Binance CEO Says There’s No Way They will End Up Like FTX in Leaked Letter to Staff

Binance CEO Says There’s No Way They will End Up Like FTX in Leaked Letter to Staff

The crypto exchange Binance, perhaps the last major crypto exchange standing after the FTX debacle, experienced a wave of withdrawals by spooked investors earlier this week to the tune of nearly $US3.7 ($5) billion, according to blockchain analytics firm Nansen.

The crypto company now needs to reassure both its customers and its workers that everything will work out in the long run, despite the run on the crypto industry as a whole.
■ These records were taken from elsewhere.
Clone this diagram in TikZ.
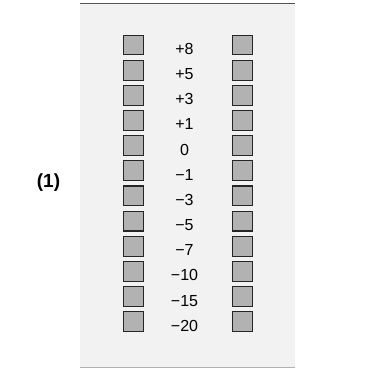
\documentclass[tikz,border=0pt]{standalone}
\usepackage{fontspec}
\setmainfont{Liberation Sans}
\begin{document}
\begin{tikzpicture}[x=1pt,y=-1pt]
	\tikzstyle{lamp}=[draw=black!85,line width=1.1pt,fill=black!30,minimum size=19.8pt,inner sep=0pt]
	\tikzstyle{level}=[font=\fontsize{16}{17}\selectfont,anchor=base,inner sep=0pt]
	\useasboundingbox (0,0) rectangle (370,368);
	\fill[black!5] (80,3) rectangle (295,367.5);
	\draw[black!67,line width=1.3pt] (80,3.6) -- (295,3.6);
	\draw[black!30,line width=1pt] (80,367) -- (295,367);
	\node (tag) at (48.5,183) {\fontsize{19}{20}\selectfont\bfseries (1)};
	\foreach \val [count=\i from 0] in {+8,+5,+3,+1,0,−1,−3,−5,−7,−10,−15,−20} {
		\node[lamp] (left\i) at (133.2,45+25.15*\i) {};
		\node[level] (val\i) at (184.5,54.5+25.15*\i) {\val};
		\node[lamp] (right\i) at (242.4,45+25.15*\i) {};
	}
\end{tikzpicture}
\end{document}
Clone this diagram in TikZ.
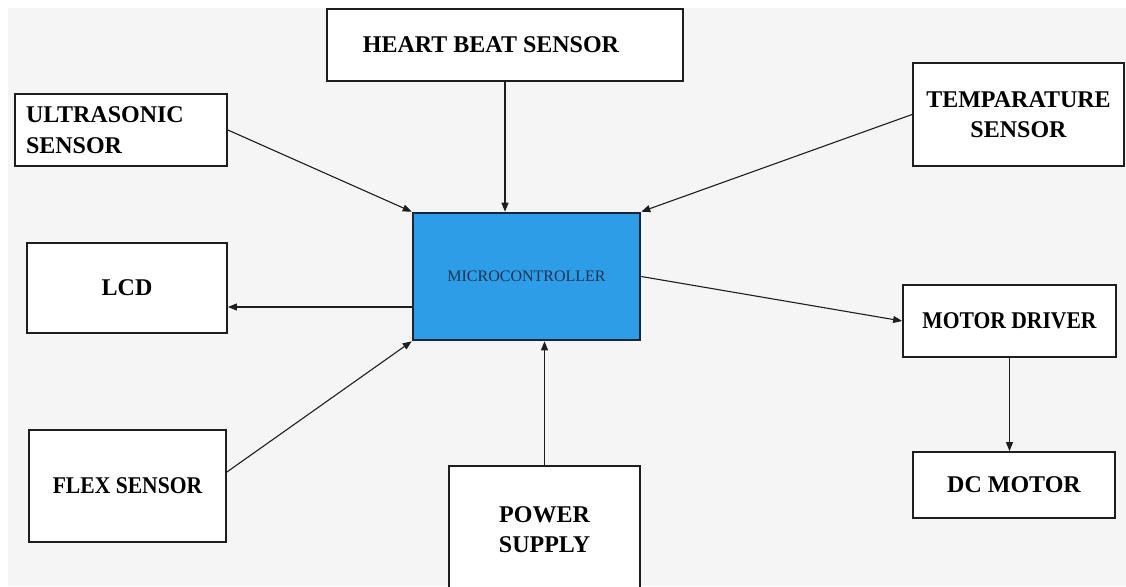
\documentclass[tikz,border=0pt]{standalone}
\usepackage{fontspec}
\usepackage{graphicx}
\setmainfont{Liberation Serif}
\usetikzlibrary{arrows.meta,calc}
\definecolor{bggray}{HTML}{F5F5F5}
\definecolor{mcblue}{HTML}{2E9DE8}
\definecolor{mcedge}{HTML}{16263A}
\definecolor{mctext}{HTML}{1B3350}
\definecolor{lineclr}{HTML}{1E1E1E}
\newcommand{\narrowtxt}[1]{\scalebox{0.9}[1]{#1}}
\begin{document}
\begin{tikzpicture}[x=1pt,y=-1pt,
  blk/.style={draw=lineclr, line width=1.8pt, fill=white, inner sep=0pt,
    font=\fontsize{24}{30}\selectfont\bfseries, align=center},
  arr/.style={draw=lineclr, line width=1.1pt, -{Triangle[length=9pt,width=7pt]}}]
\useasboundingbox (0,0) rectangle (1126,586);
\clip (0,0) rectangle (1126,586);
\fill[white] (0,0) rectangle (1126,586);
\fill[bggray] (8,8) rectangle (1126,586);

% blocks
\node[blk, minimum width=356pt, minimum height=72pt] (hb) at (505,45)
  {\hspace*{-28pt}HEART BEAT SENSOR};
\node[blk, text width=190pt, inner xsep=11pt, minimum height=72pt, align=left,
  font=\fontsize{24}{31}\selectfont\bfseries] (us) at (121,130) {ULTRASONIC\\SENSOR};
\node[blk, minimum width=211pt, minimum height=103pt] (tmp) at (1018.5,114.5)
  {TEMPARATURE\\SENSOR};
\node[blk, minimum width=200pt, minimum height=90pt] (lcd) at (127,288) {LCD};
\node[blk, minimum width=197pt, minimum height=112pt] (flex) at (127.5,486)
  {\narrowtxt{FLEX SENSOR}};
\node[blk, minimum width=191pt, minimum height=128pt] (ps) at (544.5,530)
  {POWER\\SUPPLY};
\node[blk, minimum width=213pt, minimum height=72pt] (md) at (1009.5,321)
  {\narrowtxt{MOTOR DRIVER}};
\node[blk, minimum width=202pt, minimum height=66pt] (dc) at (1014,485) {DC MOTOR};

\node[draw=mcedge, line width=2.6pt, fill=mcblue, inner sep=0pt,
  minimum width=227pt, minimum height=127pt, text=mctext,
  font=\fontsize{16}{18}\selectfont] (mc) at (526.5,276.5) {MICROCONTROLLER};

% connectors
\coordinate (lcdA) at ([yshift=-19pt]lcd.east);
\coordinate (flexA) at ([yshift=14pt]flex.east);
\draw[arr] (us.east) -- (mc.north west);
\draw[arr] (hb.south) -- (hb.south |- mc.north);
\draw[arr] (tmp.west) -- (mc.north east);
\draw[arr] (mc.west |- lcdA) -- (lcdA);
\draw[arr] (flexA) -- (mc.south west);
\draw[arr] (ps.north) -- (ps.north |- mc.south);
\draw[arr] (mc.east) -- (md.west);
\draw[arr] (md.south) -- (md.south |- dc.north);
\end{tikzpicture}
\end{document}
In a letter to staff published by Business Insider, Binance CEO Changpeng Zhao, who often goes by CZ, wrote that even though the headlines certainly seemed dire, “we are in a strong financial position.” He later added “Binance will survive any crypto winter.”

He further claimed that the company regularly processes more than $US1 ($1) billion in deposits or withdrawals day-to-day, and that they have enough in reserves to fulfil withdrawal requests. CZ had said they had seen even more withdrawals during the Terra/Luna fiasco back in May, so $US3.7 ($5) billion in a week is practically nothing, right?

Of course, this wasn’t the only concern analysts had with Binance. An exchange of Binance’s touted “proof-of-reserves” has been largely criticised for how it didn’t reveal much about the exchange’s internal financial controls. On Tuesday, the exchange temporarily suspended withdrawals of the USDC stablecoin. Crypto users are very jittery right now since there have been plenty of cases this year where an exchange told users it was “temporarily” halting withdrawals before finally closing up shop, leaving users bereft of their crypto.

But Zhao reiterated his company’s earlier messaging that the exchange was simply converting its USDC to its native token BUSD “in order to retain large liquidity pools.” He added that the current processes his company uses to convert tokens is “clunky” since they have to go through a New York-based bank using actual U.S. dollars.

In a Twitter Spaces live chat Wednesday, Zhao said they had already seen the money “flowing back” and that the withdrawals was “very normal market behaviour.”

“While we expect the next several months to be bumpy, we will get past this challenging period – and we’ll be stronger for having been through it,” he said in his letter to staff.

With the collapse of FTX and the end to Sam Bankman-Fried’s reign in the crypto sphere, there’s only two big exchanges left that are big enough to really matter, that being Coinbase and — still the number 1 biggest exchange by trading volume — Binance.

Binance was in the thick of things when FTX had finally reached the point of no return. Zhao had originally announced a tentative agreement to buy up Bankman-Fried’s beleaguered exchange once it became clear that FTX’s had built its castle on the loose sand of its own native FTT token. After taking a look at Binance’s internal finances, Zhao and co quickly backed out and worked to distance himself and his exchange from his erstwhile friendly rival and FTX. Bankman-Fried has since been arrested and faces federal charges in the U.S. for lying to both investors and customers about how his company allegedly abused users’ funds.

Though there’s no evidence to point to Binance making some of the same mistakes FTX did, the latest filings have revealed just how deeply Bankman-Fried’s company had been hit by the collapse of the Terra stablecoin earlier this year, according to charges filed by the Securities and Exchange Commission. It took until the exchange was underwater before folks got to take a real look under the exchange’s hood, so to speak. Without clear signs everything’s A-ok, investors still seem to trust Binance with their crypto, but for how long?